Thinking shots is just what Keith has been doing all season, and it has paid off big time on the score sheet.

Keith notched his sixth goal of the season -- and his third game-winner -- in Tuesday's win over Dallas.

And when he's not scoring goals, those shots from the point have led to 51 assists for Keith, who is quickly approaching the 55 he totaled in his 2010 Norris Trophy-winning season.

How does he explain the improved accuracy?

"Sometimes it's just being focused, and trying to be cognizant of the fact that I want to try to hit the net, and just get it on net," Keith said. "I try to work on my shot, and it's kind of been a work in progress, but I want to just keep getting better.

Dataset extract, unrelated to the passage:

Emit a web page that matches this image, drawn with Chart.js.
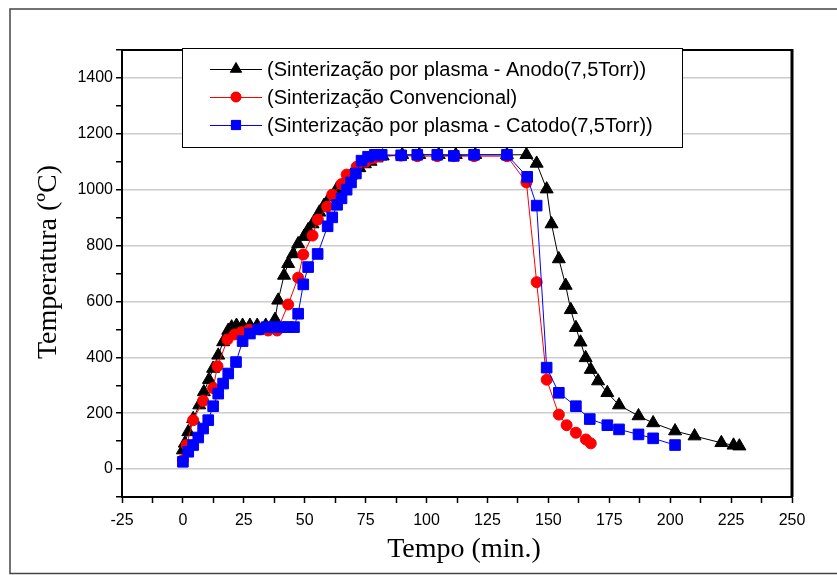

"I'm trying to be smarter, working on a few things with the assistant coaches. But it's tough with the forwards blocking shots. They have so much equipment on now that they don't feel shots now as much as they used to."

That means the still quick-as-a-cat defenseman has to react even quicker to find those rare, tiny openings between himself and the net.

"Part of it is having a good gap," Keith said. "When I'm up on the play creating offense, pucks come to me and I keep pucks in the zone better and am up on the play a lot better.

"So I not only defend better, but I help create offense."

All of which has led to renewed talk of the veteran, who ranks second among NHL defensemen with 57 points and is fourth overall in the league in assists, of perhaps winning his second Norris Trophy in five years.

His coach certainly would be on board with that.

"I think he's been at a better level this year as far as both sides of the puck," Quenneville said. "Obviously his production has been high-end.

"Defensively, him and (Brent Seabrook) together have been an excellent pair, so it's been a real good year for him."